"helped" by someone who genuinely was worried about them.
What good is it doing us to harbour such deep fears for our children? And more importantly, what harm is it doing them?
I work with many kids who come laden with fears about the woods. It can take a few brief wilderness adventures to develop the skills and knowledge they need to overcome those fears. Gross motor skills like clambering over logs, climbing up and down trees and bluffs safely, and hiking long distances help them to feel confident about the terrain. Cognitive skills like assessing the safety of their environment and activities can take a little more time, but allow them to feel confident in their own well-being. Observational skills like noticing changes in the weather, hearing wind or animals, noticing the stability of limbs or rocks they climb on... these things give them confidence too. And they need this confidence not just to feel safe, but to be safe. If you don't hear the bear coming, are afraid to navigate the terrain around you, have no understanding of common bear-encounter protocol, is it any wonder that you might be afraid of the bear? And if you are afraid of the bear, the bear will be afraid of you... and we know how well that scenario goes.

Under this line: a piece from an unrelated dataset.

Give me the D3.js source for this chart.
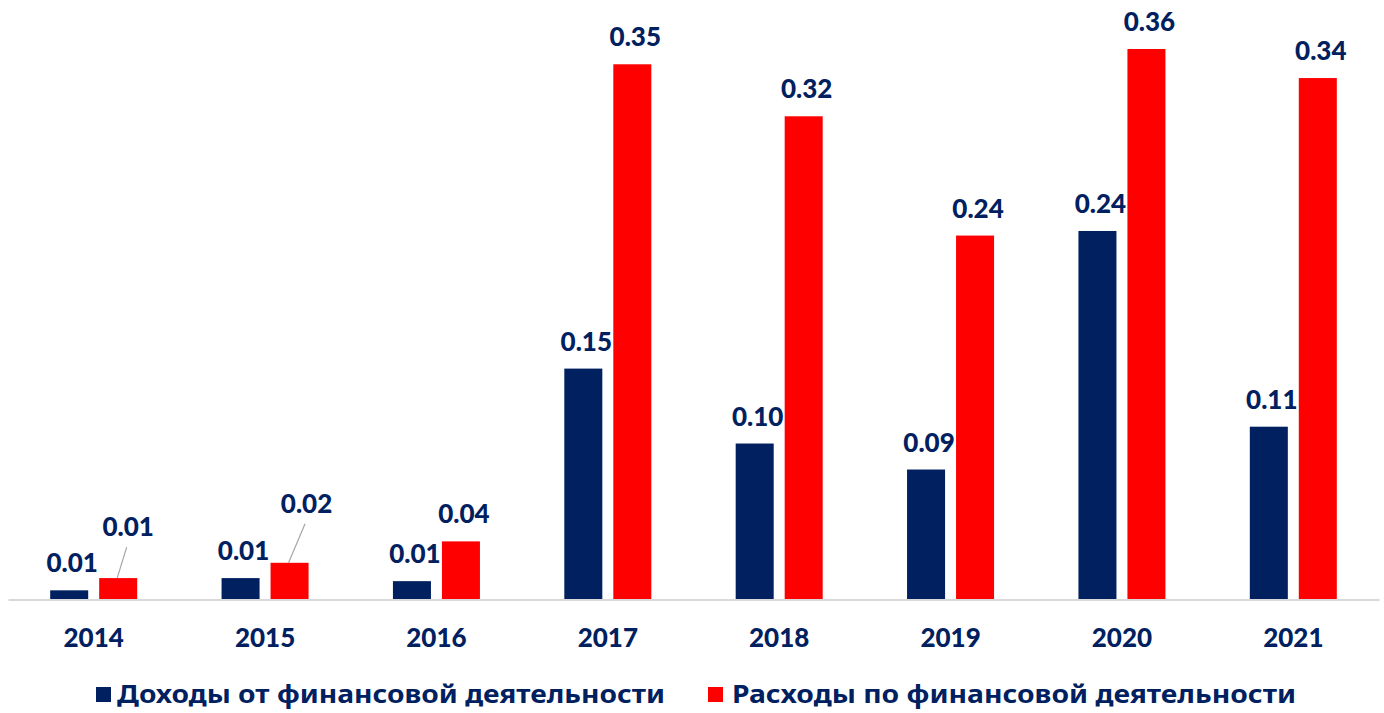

The city is different, but also similar. Recently I took three pre-teens to a movie in town. I thought: surely they've been here often enough that they are gaining some confidence and can do it alone. One bus, one corner to walk around, six blocks and into the theatre. Same route back home again. But I went with them anyway. I noticed that they kept an eye on me. They didn't watch where the bus was taking them, nor when they should get off - they just followed me. All the way into the theatre. So on the way home I asked them to lead the way back to the bus: six blocks, cross the road, get back on a bus. They were bewildered! It took them about five minutes to figure out which direction to go back (eventually with the help of a city map that I pointed them towards). They became confused multiple times on the way back to the bus, had difficulty figuring out where to take the bus, and it took us over half an hour to walk those six blocks. I don't want to deride them. It was their first time, and I thought they all dealt with the situation I handed them quite gracefully. But this experience taught me that my kids need more independence.

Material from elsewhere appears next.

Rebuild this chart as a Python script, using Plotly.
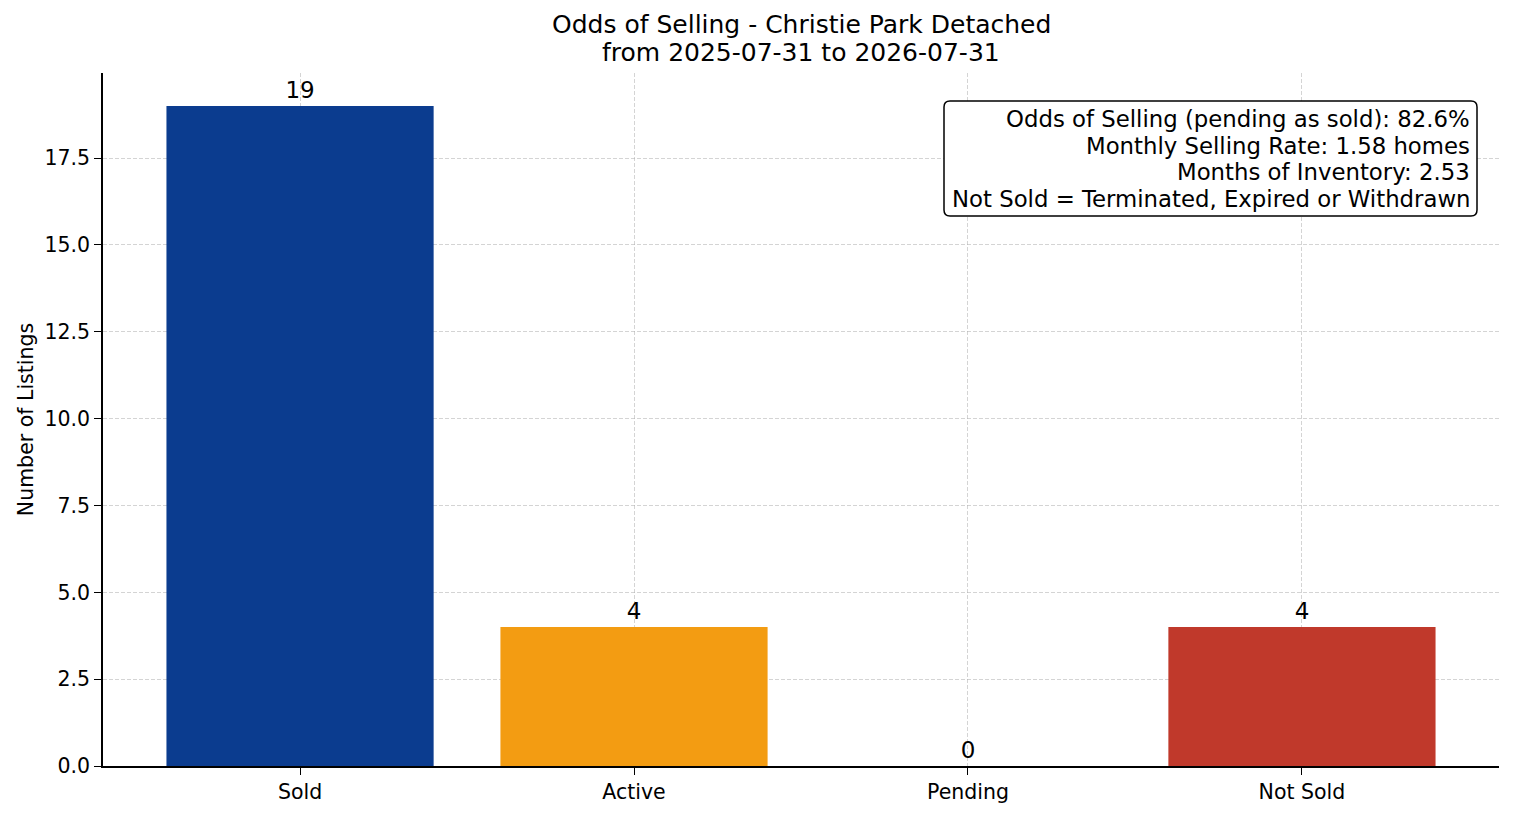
import plotly.graph_objects as go

categories = ["Sold", "Active", "Pending", "Not Sold"]
counts = [19, 4, 0, 4]
bar_colors = ["#0b3c8f", "#f39c12", "#f39c12", "#c0392b"]

title_lines = ["Odds of Selling - Christie Park Detached", "from 2025-07-31 to 2026-07-31"]
stats_lines = [
    "Odds of Selling (pending as sold): 82.6%",
    "Monthly Selling Rate: 1.58 homes",
    "Months of Inventory: 2.53",
    "Not Sold = Terminated, Expired or Withdrawn",
]
yticks = [0, 2.5, 5, 7.5, 10, 12.5, 15, 17.5]

font = "DejaVu Sans, sans-serif"

# plot area in page pixels (page has an 8px body margin)
PX0, PX1, PY0, PY1 = 103, 1499, 73, 766


def px(x):
    return (x - PX0) / (PX1 - PX0)


def py(y):
    return (PY1 - y) / (PY1 - PY0)


fig = go.Figure()
fig.add_trace(go.Bar(
    x=list(range(len(categories))),
    y=counts,
    width=0.8,
    marker=dict(color=bar_colors, line=dict(width=0)),
    text=[str(c) for c in counts],
    textposition="outside",
    textfont=dict(size=23, color="black", family=font),
    cliponaxis=False,
    showlegend=False,
))

# title, two lines
for line, yc in zip(title_lines, [25, 53]):
    fig.add_annotation(text=line, xref="paper", yref="paper", x=0.5, y=py(yc),
                       xanchor="center", yanchor="middle", showarrow=False,
                       font=dict(size=25, family=font, color="black"))

# stats box with rounded corners
bx0, bx1, by0, by1, r = 944, 1477, 101, 216, 6
rx, ry = r / (PX1 - PX0), r / (PY1 - PY0)
L, R, T, B = px(bx0), px(bx1), py(by0), py(by1)
path = (f"M {L+rx},{T} L {R-rx},{T} Q {R},{T} {R},{T-ry} "
        f"L {R},{B+ry} Q {R},{B} {R-rx},{B} L {L+rx},{B} Q {L},{B} {L},{B+ry} "
        f"L {L},{T-ry} Q {L},{T} {L+rx},{T} Z")
fig.add_shape(type="path", path=path, xref="paper", yref="paper",
              line=dict(color="black", width=1.5), fillcolor="white", layer="above")
for line, yc in zip(stats_lines, [119, 146, 172, 199]):
    fig.add_annotation(text=line, xref="paper", yref="paper", x=px(1472), y=py(yc),
                       xanchor="right", yanchor="middle", showarrow=False,
                       font=dict(size=22.8, family=font, color="black"))

fig.update_layout(
    width=1506, height=808,
    margin=dict(l=95, r=15, t=65, b=50),
    paper_bgcolor="white",
    plot_bgcolor="white",
    font=dict(family=font, color="black", size=20.5),
    bargap=0.2,
)

grid = dict(showgrid=True, gridcolor="rgba(170,170,170,0.5)", gridwidth=1, griddash="4px,2px")

fig.update_xaxes(
    tickmode="array",
    tickvals=list(range(len(categories))),
    ticktext=categories,
    range=[-0.59, 3.59],
    showline=True, linecolor="black", linewidth=1.6,
    ticks="outside", ticklen=7, tickwidth=1.3, tickcolor="black",
    layer="above traces",
    tickfont=dict(size=20.5),
    **grid,
)
fig.update_yaxes(
    range=[0, 19.95],
    tickmode="array",
    tickvals=yticks,
    ticktext=[f"{v:.1f}" for v in yticks],
    showline=True, linecolor="black", linewidth=1.6,
    ticks="outside", ticklen=7, tickwidth=1.3, tickcolor="black",
    zeroline=False,
    layer="above traces",
    title=dict(text="Number of Listings", font=dict(size=20.5), standoff=5),
    tickfont=dict(size=20.5),
    **grid,
)

fig.write_html("out.html")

No problem! I thought. They're unschooling in the city now! While my kids used to be the ones confident in the wilderness, now they're going to get confident in the city! And off we went. I am still accompanying them to various locations for this first week, to help them gain the confidence they need to navigate without me. After all, they are attending in various locations near some questionable drug and prostitution hotspots. Not that I have a problem with my kids being there - it's just part of our city that they need to learn to be safe in. They need skills like staying in populated areas, walking together, assessing strangers who might approach them to determine risk level, and how to maintain a strong sense of morale and dignity in a place where so many have been robbed of it.

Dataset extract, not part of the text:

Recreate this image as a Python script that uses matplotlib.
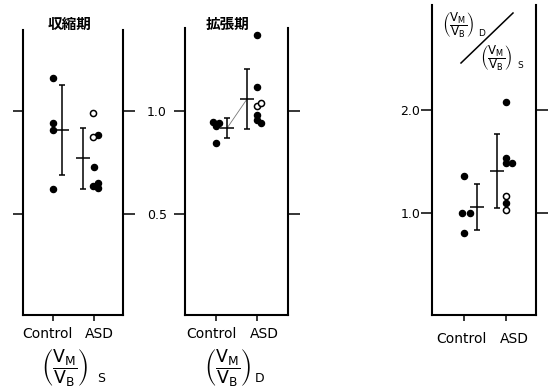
import matplotlib
matplotlib.use('Agg')
import matplotlib.pyplot as plt
from matplotlib.transforms import blended_transform_factory
from matplotlib.lines import Line2D

plt.rcParams['font.family'] = ['DejaVu Sans']
plt.rcParams['mathtext.fontset'] = 'dejavusans'

categories = ['Control', 'ASD']

# Panel 1: systolic (VM/VB)_S
sys_ctrl = [1.16, 0.94, 0.91, 0.62]
sys_asd_filled = [0.883, 0.728, 0.636, 0.650, 0.626]
sys_asd_open = [0.99, 0.874]
sys_mean = [0.907, 0.770]
sys_sd = [0.220, 0.148]

# Panel 2: diastolic (VM/VB)_D
dia_ctrl = [0.948, 0.927, 0.943, 0.845]
dia_asd_filled = [1.37, 1.118, 0.981, 0.956, 0.943]
dia_asd_open = [1.024, 1.040]
dia_mean = [0.917, 1.058]
dia_sd = [0.049, 0.146]

# Panel 3: ratio (VM/VB)_D / (VM/VB)_S
rat_ctrl = [1.359, 1.003, 1.003, 0.803]
rat_asd_filled = [2.081, 1.537, 1.488, 1.488, 1.100]
rat_asd_open = [1.165, 1.029]
rat_mean = [1.055, 1.408]
rat_sd = [0.223, 0.358]

ticks_12 = [0.5, 1.0]
tick_labels_12 = ['0.5', '1.0']
ticks_3 = [1.0, 2.0]
tick_labels_3 = ['1.0', '2.0']

titles = ['収縮期', '拡張期']

W, H = 554, 388
fig = plt.figure(figsize=(W / 100, H / 100), dpi=100)
fig.patch.set_facecolor('white')


def axes_px(x0, y0, x1, y1):
    return fig.add_axes([x0 / W, 1 - y1 / H, (x1 - x0) / W, (y1 - y0) / H])


def fx(x):
    return x / W


def fy(y):
    return 1 - y / H


def style_axes(ax, xlim, ylim, yticks, ylabels, left_len, right_len,
               show_labels, label_pad):
    ax.set_xlim(*xlim)
    ax.set_ylim(*ylim)
    ax.set_facecolor('none')
    ax.spines['top'].set_visible(False)
    for s in ['left', 'right', 'bottom']:
        ax.spines[s].set_linewidth(1.5)
    ax.set_xticks([0, 1])
    ax.set_xticklabels([])
    ax.tick_params(axis='x', direction='out', length=4, width=1.1,
                   bottom=True, top=False)
    ax.set_yticks(yticks)
    ax.set_yticklabels(ylabels if show_labels else [])
    ax.tick_params(axis='y', direction='out', left=True, right=True,
                   width=1.1, length=left_len, labelleft=show_labels,
                   labelsize=9, pad=label_pad)
    for t in ax.yaxis.get_major_ticks():
        t.tick1line.set_markersize(left_len)
        t.tick2line.set_markersize(right_len)


def draw_points(ax, ctrl, ctrl_dx, filled, filled_dx, opened, open_dx):
    ax.plot([0 + d for d in ctrl_dx], ctrl, 'o', color='black', ms=4.4,
            ls='none', clip_on=False)
    ax.plot([1 + d for d in filled_dx], filled, 'o', color='black', ms=4.4,
            ls='none', clip_on=False)
    ax.plot([1 + d for d in open_dx], opened, 'o', mfc='white', mec='black',
            mew=1.1, ms=4.4, ls='none', clip_on=False)


def draw_stats(ax, xpos, mean, sd):
    ax.errorbar(xpos, mean, yerr=sd, fmt='none', ecolor='black',
                elinewidth=1.1, capsize=1.9, capthick=1.1)
    ax.plot(xpos, mean, ls='none', marker='_', ms=9.5, mew=1.1,
            color='black')


def cat_labels(ax, dxs, dy):
    trans = blended_transform_factory(ax.transData, ax.transAxes)
    for i, (cat, dx) in enumerate(zip(categories, dxs)):
        ax.annotate(cat, xy=(i, 0), xycoords=trans, xytext=(dx, -dy),
                    textcoords='offset points', ha='center', va='center',
                    fontsize=10)


# ---- Panel 1 ----
ax1 = axes_px(23, 30, 123, 315)
style_axes(ax1, (-0.73, 1.71), (0.0097, 1.393), ticks_12, tick_labels_12,
           7.2, 8.6, False, 2)
draw_points(ax1, sys_ctrl, [0, 0, 0, 0], sys_asd_filled,
            [0.09, 0, -0.03, 0.09, 0.09], sys_asd_open, [-0.03, -0.03])
draw_stats(ax1, [0.23, 0.73], sys_mean, sys_sd)
cat_labels(ax1, [-3.6, 4.3], 13.7)

# ---- Panel 2 ----
ax2 = axes_px(185, 28, 288, 315)
style_axes(ax2, (-0.756, 1.756), (0.0097, 1.403), ticks_12, tick_labels_12,
           8.0, 8.6, True, 5)
dia_x = [0.27, 0.756]
ax2.plot(dia_x, dia_mean, color='#777777', lw=0.6)
draw_points(ax2, dia_ctrl, [-0.08, 0, 0.08, 0], dia_asd_filled,
            [0, 0, 0, 0, 0.09], dia_asd_open, [0, 0.1])
draw_stats(ax2, dia_x, dia_mean, dia_sd)
cat_labels(ax2, [-3.6, 5.0], 13.7)

# ---- Panel 3 ----
ax3 = axes_px(432, 5, 536, 315)
style_axes(ax3, (-0.76, 1.71), (0.0097, 3.019), ticks_3, tick_labels_3,
           8.0, 8.6, True, 0.3)
draw_points(ax3, rat_ctrl, [0, -0.05, 0.14, 0], rat_asd_filled,
            [0, 0, 0, 0.13, 0], rat_asd_open, [0, 0])
draw_stats(ax3, [0.31, 0.78], rat_mean, rat_sd)
cat_labels(ax3, [-1.8, 5.8], 17.3)

# ---- Titles ----
for title, xc in zip(titles, [70, 228]):
    fig.text(fx(xc), fy(24), title, ha='center', va='center', fontsize=10.5,
             fontweight='bold', family=['Noto Sans CJK JP', 'DejaVu Sans'])

# ---- Fraction labels ----
frac = r'$\left(\dfrac{\mathrm{V_M}}{\mathrm{V_B}}\right)$'
for xc, sub, xs in [(65, 'S', 101), (228, 'D', 260)]:
    fig.text(fx(xc), fy(368), frac, ha='center', va='center', fontsize=12.5)
    fig.text(fx(xs), fy(379), sub, ha='center', va='center', fontsize=9)

# Panel 3 annotation
fig.text(fx(458), fy(25), frac, ha='center', va='center', fontsize=8.5)
fig.text(fx(482), fy(33), 'D', ha='center', va='center', fontsize=6.5)
fig.text(fx(496), fy(58), frac, ha='center', va='center', fontsize=8.5)
fig.text(fx(520), fy(65), 'S', ha='center', va='center', fontsize=6.5)
fig.add_artist(Line2D([fx(461), fx(513)], [fy(63), fy(13)], color='black',
                      lw=1.1, transform=fig.transFigure))

fig.savefig('out.png', dpi=100, facecolor='white')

So yesterday I received an email in red letters from my fourteen-year-old son that pleaded, "pick up time is 2:45!!!!!!!! Not 3!!!! Otherwise i'll be abandined on the street with no place to go." It was a mixture of humourous hyperbole and some genuine concern.
I'm not terribly worried about my son standing alone on a city sidewalk - but he is. And that is the problem. At the root of all our fears is the unlikely idea that they may be abducted or harmed by another person (or in the woods, an animal). Think about this for a moment. A person trying to recruit or abduct a child for nefarious purposes is going to look for a vulnerable child. I don't want my child to be that vulnerable child. That doesn't mean I need to hover over him and shadow him everywhere he goes until he's too dependent on me to look after himself. That means I need to let go of him and let him become independent.
And in the much more likely event that my children will be harmed by their own error, either of physical skill (as in falling off a cliff or crashing their bike) or of judgement (as in drugs, traffic accidents, or food poisoning) I would like them to have the opportunity to develop the skills they need. I saw many ambulances in town yesterday. Most were for presumed drug-related tragedies. One was for a traffic accident, and another I believe was domestic. These are the things I need to protect my children from. And for this they need to go out in the world without me and develop some wisdom.
Being unsupervised may unsettle kids, but it also gives them the opportunity and the need to develop some skills and look after themselves. And further, that unsettled feeling might kick-start their own determination to take stock of their situation and responsibility for their own safety.
I will always be here waiting with my arms open wide when they need my love or advice - or even just a non-judgmental ride home from an unfamiliar street or a bad trip. My dear friend said that having children is like having your heart walking around in the world separate from you. So as parents we can't just hold on and stifle those hearts until they wither; we have to be willing to pick up the pieces again and again and again.